As a writer and editor, I often find myself tucked away from the world, or else submersed in it anonymously at my neighborhood coffee shop. But wouldn’t it be awesome to abandon that loneliness and anonymity and work around other creatives in a unique, inspiring space?
Where do I sign up, right?
Well, I’ve found such a place. And instead of going to Seattle or San Francisco or Portland, I found it in Lakeland, Fla. Last weekend, I had the awesome opportunity to tour Catapult Lakeland, a beautiful coworking space from the Lakeland Economic Development Council. I also had the privilege of hanging out with the designers and entrepreneurs who make up Lakeland’s creative network.

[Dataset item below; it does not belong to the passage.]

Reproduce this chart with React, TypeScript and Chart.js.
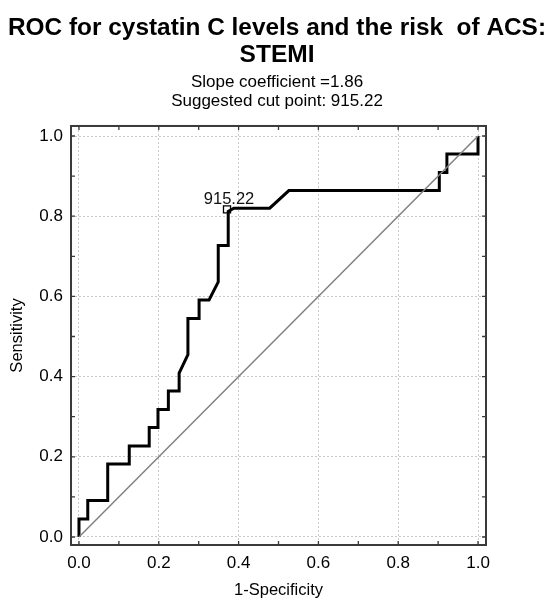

If you haven’t been paying attention to the city between Tampa and Orlando, well—you’re missing out. Small enough to have a community feel but large enough to offer a lot of business opportunity, Lakeland’s carving a place for itself as the next Big Thing. And now, sitting in the stripped and redesigned basement of the Bank of America Building is a place for entrepreneurs, self-starters and creatives to work and network.
The base fee to get you through Catapult’s door is $50 per month, which includes 24/7 access to the space. A higher fee gets you a personal desk, and after that is a semi-private office designed to your specifications for $250. And the design is the fun part.
The second I walked down Catapult’s stairs, I knew who must have designed the space—their aesthetic is all over it. My favorite entrepreneurial couple, Robyn Wilson and Jarrid Masse, also known as the duo behind the beignet and chicory coffee booth, The Poor Porker. I wasn’t on the Catapult design committee, but if I were, they would have been my first picks, too.
Catapult Lakeland is full of hand-built furniture, refurbished wood, stocked bookshelves and chalkboard walls. The coffee table is made of a wire base with resin overtop and pressure gauges suspended in the resin. Strings of bulbs hang down through rusted grates to create the light fixtures. And there’s a living mural on the wall by the stairs, right under a wide skylight that floods the place with natural rays.
And the conference room? Forget about it. Handmade wooden tabletop and thrifted clear chairs and a huge, root-like centerpiece mounted above a dry-erase wall. Robyn told me one of Catapult’s members who’s a photographer brings clients there and gets booked every single time.
Seriously, guys. I’m a writer and I feel like my words are failing to describe this place. It’s awesome. And everywhere you turn is another entrepreneur with a cool story to tell or a cool business idea to pitch—from photographers to writers to graphic designers to beer brewers.
Catapult goes to show that amazing things are happening everywhere. You just have to know where to look—and know how to recognize it once you’ve found it.